Aim = Scan each line of the records for the word "Output" and extract the ones that have it.

Material provided =
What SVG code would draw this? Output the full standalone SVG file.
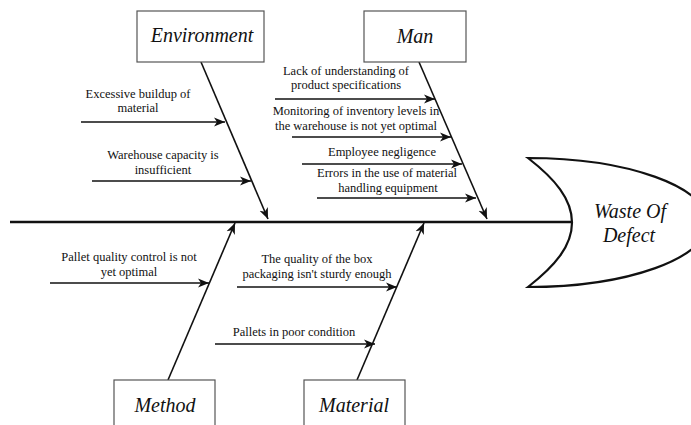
==
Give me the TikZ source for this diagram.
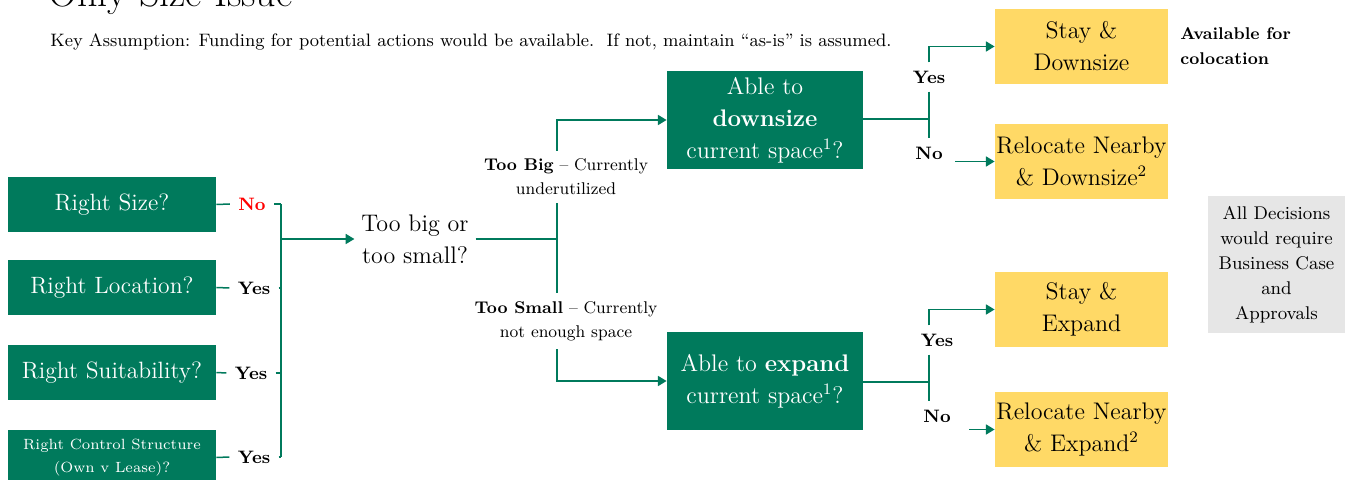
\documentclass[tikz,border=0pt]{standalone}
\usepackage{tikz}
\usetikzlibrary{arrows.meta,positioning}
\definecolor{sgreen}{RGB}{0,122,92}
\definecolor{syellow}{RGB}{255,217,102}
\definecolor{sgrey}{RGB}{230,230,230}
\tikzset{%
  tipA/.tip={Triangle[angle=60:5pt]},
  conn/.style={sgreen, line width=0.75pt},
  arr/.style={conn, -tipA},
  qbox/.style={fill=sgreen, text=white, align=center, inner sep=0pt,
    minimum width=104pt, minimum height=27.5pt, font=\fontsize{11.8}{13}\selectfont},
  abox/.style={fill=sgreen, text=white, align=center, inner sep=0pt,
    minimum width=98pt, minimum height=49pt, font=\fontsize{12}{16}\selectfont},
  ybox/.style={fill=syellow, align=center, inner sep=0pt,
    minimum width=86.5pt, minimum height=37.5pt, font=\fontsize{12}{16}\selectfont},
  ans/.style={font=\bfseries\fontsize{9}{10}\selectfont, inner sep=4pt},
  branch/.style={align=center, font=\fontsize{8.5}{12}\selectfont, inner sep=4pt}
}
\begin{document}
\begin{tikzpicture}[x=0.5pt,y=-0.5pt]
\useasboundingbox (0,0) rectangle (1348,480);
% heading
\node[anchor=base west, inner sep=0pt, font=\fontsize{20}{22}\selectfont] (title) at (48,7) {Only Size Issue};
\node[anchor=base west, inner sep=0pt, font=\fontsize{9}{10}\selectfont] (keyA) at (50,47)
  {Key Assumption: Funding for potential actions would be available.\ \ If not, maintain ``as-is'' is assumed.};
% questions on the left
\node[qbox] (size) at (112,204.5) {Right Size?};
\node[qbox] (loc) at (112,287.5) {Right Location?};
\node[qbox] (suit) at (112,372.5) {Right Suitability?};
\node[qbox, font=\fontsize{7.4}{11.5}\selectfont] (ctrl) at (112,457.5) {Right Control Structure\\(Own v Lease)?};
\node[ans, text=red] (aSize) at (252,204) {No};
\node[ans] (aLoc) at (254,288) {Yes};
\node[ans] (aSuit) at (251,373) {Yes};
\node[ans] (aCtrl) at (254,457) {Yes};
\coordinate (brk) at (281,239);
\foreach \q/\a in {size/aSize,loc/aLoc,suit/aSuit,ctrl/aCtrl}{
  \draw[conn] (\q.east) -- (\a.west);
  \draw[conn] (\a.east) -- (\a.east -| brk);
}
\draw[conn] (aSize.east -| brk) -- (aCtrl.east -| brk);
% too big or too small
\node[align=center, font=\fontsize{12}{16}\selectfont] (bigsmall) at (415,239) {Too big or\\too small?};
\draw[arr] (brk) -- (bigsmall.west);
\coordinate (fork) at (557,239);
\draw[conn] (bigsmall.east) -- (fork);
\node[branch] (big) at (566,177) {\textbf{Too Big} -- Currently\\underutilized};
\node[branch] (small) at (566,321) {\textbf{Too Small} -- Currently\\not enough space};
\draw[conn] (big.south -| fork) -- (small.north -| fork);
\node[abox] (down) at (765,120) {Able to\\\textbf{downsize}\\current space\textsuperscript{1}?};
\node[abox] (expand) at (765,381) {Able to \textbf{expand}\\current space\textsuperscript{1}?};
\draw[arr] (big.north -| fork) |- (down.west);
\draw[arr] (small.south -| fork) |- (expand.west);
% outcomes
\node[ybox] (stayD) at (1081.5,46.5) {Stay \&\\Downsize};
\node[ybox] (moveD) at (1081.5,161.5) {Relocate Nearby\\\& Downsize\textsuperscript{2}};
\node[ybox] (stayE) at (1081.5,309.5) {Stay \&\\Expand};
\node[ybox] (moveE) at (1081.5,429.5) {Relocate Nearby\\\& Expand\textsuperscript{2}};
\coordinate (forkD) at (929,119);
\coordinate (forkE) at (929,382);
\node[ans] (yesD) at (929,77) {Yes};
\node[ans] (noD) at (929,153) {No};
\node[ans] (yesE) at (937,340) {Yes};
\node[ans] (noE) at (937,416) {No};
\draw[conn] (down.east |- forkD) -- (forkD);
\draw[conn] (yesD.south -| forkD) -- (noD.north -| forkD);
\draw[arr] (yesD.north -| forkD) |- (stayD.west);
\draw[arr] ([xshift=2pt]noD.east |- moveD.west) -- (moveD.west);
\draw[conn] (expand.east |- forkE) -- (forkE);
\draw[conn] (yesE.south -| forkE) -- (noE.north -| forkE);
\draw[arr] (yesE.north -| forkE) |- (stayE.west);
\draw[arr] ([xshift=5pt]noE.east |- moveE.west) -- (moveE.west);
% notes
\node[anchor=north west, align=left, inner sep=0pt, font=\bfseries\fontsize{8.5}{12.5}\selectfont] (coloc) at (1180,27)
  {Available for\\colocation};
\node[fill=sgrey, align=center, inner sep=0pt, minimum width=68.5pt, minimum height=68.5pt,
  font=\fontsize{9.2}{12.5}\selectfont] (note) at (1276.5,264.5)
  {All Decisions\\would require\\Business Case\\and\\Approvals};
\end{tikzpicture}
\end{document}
==
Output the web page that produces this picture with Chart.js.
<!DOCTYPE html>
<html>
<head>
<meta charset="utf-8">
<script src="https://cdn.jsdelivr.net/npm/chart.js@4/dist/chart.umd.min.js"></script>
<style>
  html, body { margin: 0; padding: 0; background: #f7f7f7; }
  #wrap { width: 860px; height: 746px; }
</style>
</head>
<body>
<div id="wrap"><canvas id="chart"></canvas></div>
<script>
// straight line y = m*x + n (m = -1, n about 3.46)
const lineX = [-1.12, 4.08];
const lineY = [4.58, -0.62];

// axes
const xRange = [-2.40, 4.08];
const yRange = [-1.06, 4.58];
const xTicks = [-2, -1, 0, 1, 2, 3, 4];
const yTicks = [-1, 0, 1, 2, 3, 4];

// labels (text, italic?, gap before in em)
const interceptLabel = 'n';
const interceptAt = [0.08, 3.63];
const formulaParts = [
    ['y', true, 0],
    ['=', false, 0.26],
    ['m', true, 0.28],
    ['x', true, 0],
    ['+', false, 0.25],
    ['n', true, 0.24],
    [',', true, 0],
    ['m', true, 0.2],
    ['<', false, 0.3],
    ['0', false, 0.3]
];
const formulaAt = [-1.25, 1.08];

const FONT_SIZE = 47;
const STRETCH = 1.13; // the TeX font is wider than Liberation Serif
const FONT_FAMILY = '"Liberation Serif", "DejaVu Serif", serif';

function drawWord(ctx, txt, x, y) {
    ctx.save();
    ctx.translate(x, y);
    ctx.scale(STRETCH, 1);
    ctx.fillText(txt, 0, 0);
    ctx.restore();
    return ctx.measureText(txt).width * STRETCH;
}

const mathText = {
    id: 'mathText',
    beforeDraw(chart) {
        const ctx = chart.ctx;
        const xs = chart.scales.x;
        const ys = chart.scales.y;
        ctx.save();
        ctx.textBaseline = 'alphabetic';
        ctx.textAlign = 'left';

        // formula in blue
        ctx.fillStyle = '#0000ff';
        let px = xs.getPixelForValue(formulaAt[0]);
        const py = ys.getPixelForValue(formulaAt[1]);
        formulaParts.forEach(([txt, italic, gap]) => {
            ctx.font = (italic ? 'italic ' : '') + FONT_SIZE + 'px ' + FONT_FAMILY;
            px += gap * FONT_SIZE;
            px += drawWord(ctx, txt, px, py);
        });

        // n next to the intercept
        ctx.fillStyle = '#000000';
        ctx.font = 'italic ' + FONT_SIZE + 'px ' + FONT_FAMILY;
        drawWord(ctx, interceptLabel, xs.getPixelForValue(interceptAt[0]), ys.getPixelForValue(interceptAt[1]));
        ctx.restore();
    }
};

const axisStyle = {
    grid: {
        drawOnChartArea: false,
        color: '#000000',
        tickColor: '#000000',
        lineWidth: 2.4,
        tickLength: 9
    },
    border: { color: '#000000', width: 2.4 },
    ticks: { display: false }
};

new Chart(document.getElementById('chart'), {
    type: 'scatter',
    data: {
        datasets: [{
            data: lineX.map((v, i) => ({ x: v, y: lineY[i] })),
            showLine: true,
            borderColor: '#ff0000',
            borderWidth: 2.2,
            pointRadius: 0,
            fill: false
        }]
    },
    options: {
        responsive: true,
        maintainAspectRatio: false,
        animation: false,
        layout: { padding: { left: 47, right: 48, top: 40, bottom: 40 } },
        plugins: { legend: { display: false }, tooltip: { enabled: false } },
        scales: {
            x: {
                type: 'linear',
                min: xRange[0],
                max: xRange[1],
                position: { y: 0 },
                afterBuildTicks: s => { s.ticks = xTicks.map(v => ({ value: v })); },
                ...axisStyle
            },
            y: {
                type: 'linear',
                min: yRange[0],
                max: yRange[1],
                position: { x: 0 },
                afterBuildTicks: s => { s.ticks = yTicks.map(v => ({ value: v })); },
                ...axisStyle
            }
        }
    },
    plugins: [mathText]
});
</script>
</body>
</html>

Worked solution =
What SVG code would draw this? Output the full standalone SVG file.
Output the web page that produces this picture with Chart.js.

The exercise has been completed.